Rasa nasionalisme bangsa ini sudah mulai dikikis sedari kecil. Saya melihat, beberapa sekolah, termasuk Taman Kanak-Kanak, sudah diajari berdemonstrasi dengan meneriakkan "Allahu Akbar", meski yang didemo itu adalah tentang kebejatan Israel terhadap Palestina, kebiadaban USA terhadap negara-negara Timur Tengah, dan seterusnya. Perayaan hari-hari bersejarah seperti: Hari Kemerdekaan RI, Hari Kartini, Hari Kebangkitan Pancasila, Hari Pendidikan Nasional, justru menjadi ajang demo untuk menghujat pemerintah dan sistem pemerintahan negara RI.

Berdirinya ormas-ormas baru, termasuk juga lembaga pendidikan, yang tidak memakai Pancasila sebagai landasan AD/ART dan Statuta, maka perlu ditinjau ulang. Nasionalisme kelompok-kelompok itu perlu dipertanyakan. Bila menolak atau bahkan menentang dasar negara dan undang-undang, maka pemerintah RI sebagai kepanjangan tangan seluruh rakyat Indonesia harus bersikap tegas dengan menegur mereka. Bila tetap membangkang, mereka patut dibubarkan dan dicerambut hingga ke akar-akarnya.

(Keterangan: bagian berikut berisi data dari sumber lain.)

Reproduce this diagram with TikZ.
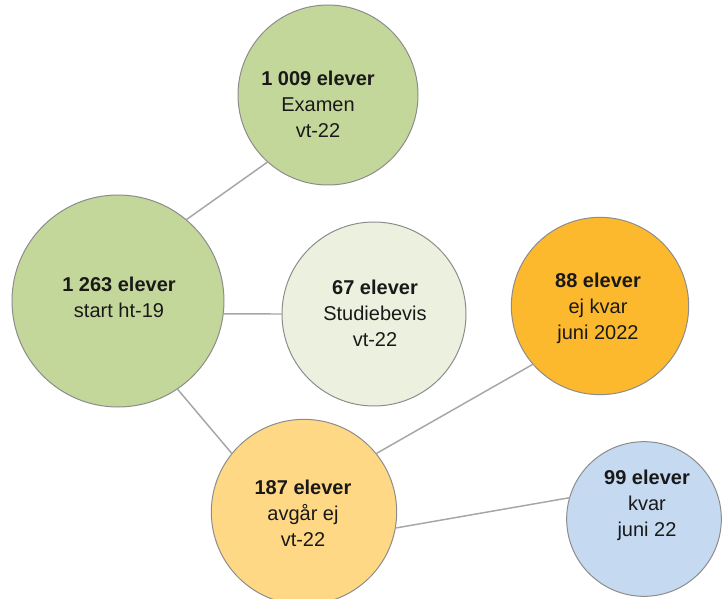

Sungguh, tidak sama antara Islam dengan orang Islam. Jika pun banyak para pemimpin bangsa yang terjerat kasus korupsi atau kasus asusila lainnya, maka itu bukan karena agama yang dianutnya, tapi itu murni karena manusianya yang membangkang terhadap ajaran Islam. Demikian juga dengan Pancasila dan UUD 45. Bila para pimpinan bangsa saat ini banyak yang bermoral rendah dan tidak layak dijadikan suri teladan, sekali lagi, itu juga bukan karena faktor Pancasila, UUD 1945 atau paham demokrasi yang dibelanya. Namun, itu adalah "human error" atau "manusia"-nya yang rusak!

Artinya, dasar-dasar negara yang telah lama menopang negara ini dan telah mati-matian diperjuangkan para pahlawan dan pendiri bangsa ini, jangan sampai dibentur-benturkan dengan kitab suci. Sebaliknya, sangat tidak tepat menarik-narik dalik-dalil agama untuk merongrong dasar negara atau dijadikan justifikasi "pembela" untuk kepentingan kekuasaan!